Today I made a little fixture to secure my coffee grinder platform. Man, this is the bees knees! I used to work with an old engineer who used to say, "If you don't hold your work your work will work you!" and he sure is right. By locking down the grinder it now makes what was the most arduous part of the process into the easiest. Right now the hardest part of the process is busting up the pucks into chunks for the coffee grinder.
https://i.imgur.com/SF3AIjel.jpg
https://i.imgur.com/bIbxTzXl.jpg
With this simple fixture I can clamp the grinder to the side of my Harbor Freigh hydraulic press. I installed lockable casters on the press frame so I can roll it out of the garage into the driveway to do powder work outdoors.
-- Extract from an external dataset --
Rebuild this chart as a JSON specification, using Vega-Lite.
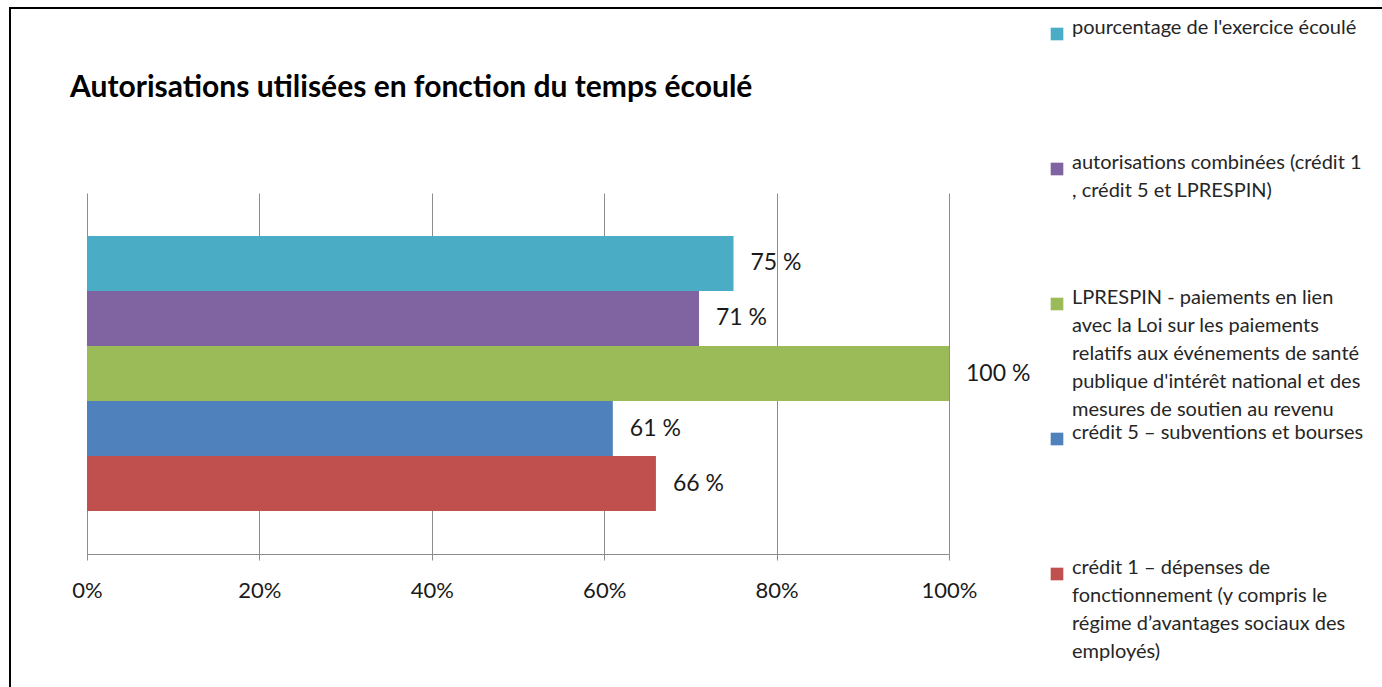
{
  "$schema": "https://vega.github.io/schema/vega-lite/v6.json",
  "autosize": {"type": "none"},
  "width": 1390,
  "height": 731,
  "padding": {"left": 10, "top": 8, "right": 0, "bottom": 0},
  "background": "white",
  "title": {
    "text": "Autorisations utilisées en fonction du temps écoulé",
    "anchor": "start",
    "frame": "group",
    "font": "Lato",
    "fontSize": 30,
    "fontWeight": "bold",
    "color": "#000000",
    "baseline": "alphabetic",
    "offset": 0,
    "dx": 60,
    "dy": 119
  },
  "data": {
    "values": [
      {"serie": "pourcentage de l'exercice écoulé", "valeur": 0.75},
      {"serie": "autorisations combinées (crédit 1, crédit 5 et LPRESPIN)", "valeur": 0.71},
      {"serie": "LPRESPIN - paiements en lien avec la Loi sur les paiements relatifs aux événements de santé publique d'intérêt national et des mesures de soutien au revenu", "valeur": 1.0},
      {"serie": "crédit 5 – subventions et bourses", "valeur": 0.61},
      {"serie": "crédit 1 – dépenses de fonctionnement (y compris le régime d’avantages sociaux des employés)", "valeur": 0.66}
    ]
  },
  "encoding": {
    "y": {
      "field": "serie",
      "type": "nominal",
      "sort": null,
      "scale": {"range": [185, 546], "paddingInner": 0, "paddingOuter": 0.78},
      "axis": null
    },
    "x": {
      "field": "valeur",
      "type": "quantitative",
      "scale": {"domain": [0, 1], "range": [77, 939], "nice": false},
      "axis": {
        "title": null,
        "values": [0, 0.2, 0.4, 0.6, 0.8, 1],
        "labelExpr": "round(datum.value*100) + '%'",
        "labelFlush": false,
        "offset": -185,
        "grid": true,
        "gridColor": "#8c8c8c",
        "gridWidth": 1,
        "domainColor": "#8c8c8c",
        "tickColor": "#8c8c8c",
        "tickSize": 6,
        "labelFont": "Lato",
        "labelFontSize": 22,
        "labelColor": "#1a1a1a",
        "labelPadding": 20
      }
    }
  },
  "layer": [
    {
      "mark": {"type": "bar"},
      "encoding": {
        "color": {
          "field": "serie",
          "type": "nominal",
          "scale": {
            "domain": [
              "pourcentage de l'exercice écoulé",
              "autorisations combinées (crédit 1, crédit 5 et LPRESPIN)",
              "LPRESPIN - paiements en lien avec la Loi sur les paiements relatifs aux événements de santé publique d'intérêt national et des mesures de soutien au revenu",
              "crédit 5 – subventions et bourses",
              "crédit 1 – dépenses de fonctionnement (y compris le régime d’avantages sociaux des employés)"
            ],
            "range": ["#4BACC6", "#8064A2", "#9BBB59", "#4F81BD", "#C0504D"]
          },
          "legend": {
            "orient": "none",
            "legendX": 1037,
            "legendY": 16,
            "title": null,
            "padding": 0,
            "symbolType": "square",
            "symbolSize": 160,
            "symbolStrokeWidth": 0,
            "symbolOpacity": 1,
            "labelFont": "Lato",
            "labelFontSize": 20,
            "labelBaseline": "alphabetic",
            "labelOffset": 5,
            "labelLimit": 500,
            "labelColor": "#262626",
            "rowPadding": 3,
            "gridAlign": "all",
            "labelExpr": "substring(datum.label, 0, 8) == 'autorisa' ? ['autorisations combinées (crédit 1', ', crédit 5 et LPRESPIN)'] : substring(datum.label, 0, 8) == 'LPRESPIN' ? ['LPRESPIN - paiements en lien', 'avec la Loi sur les paiements', 'relatifs aux événements de santé', \"publique d'intérêt national et des\", 'mesures de soutien au revenu'] : substring(datum.label, 0, 8) == 'crédit 1' ? ['crédit 1 – dépenses de', 'fonctionnement (y compris le', 'régime d’avantages sociaux des', 'employés)'] : datum.label"
          }
        }
      }
    },
    {
      "mark": {"type": "text", "align": "left", "baseline": "middle", "dx": 17, "font": "Lato", "fontSize": 23, "color": "#1a1a1a"},
      "encoding": {
        "text": {"field": "valeur", "type": "quantitative", "format": ".0%"}
      }
    }
  ],
  "config": {
    "view": {"stroke": "#000000", "strokeWidth": 2},
    "style": {"guide-label": {"lineHeight": 28}},
    "locale": {
      "number": {"decimal": ",", "thousands": " ", "grouping": [3], "currency": ["", " €"], "percent": " %"}
    }
  }
}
As you can see from this picture below, it is simply impossible to work with black powder without creating dust and crumbs. In no time you will have a fine black haze covering all work surfaces around you. Your clothes will reek of it, too. If you carry out any kind of production quantity at all (like 1 pound of finished powder) you are going to end up with an unsafe amount of dust settling around your work area. I have only produced about 3/4 of a pound of 2F and about 3/4 of a pound of 3F and about 3/4 of a pound of fines, having only done this for a few weeks now, and I'm already convinced that this must be an outdoors-only activity.
https://i.imgur.com/2tfz4NYl.jpg
Also, this weekend I got around to grinding up some willow charcoal a user here sent me. I can already tell that the charcoal has a "greasier" feel to it than my poplar charcoal. I don't know what this will mean in the end but I can physically tell a difference in the charcoal.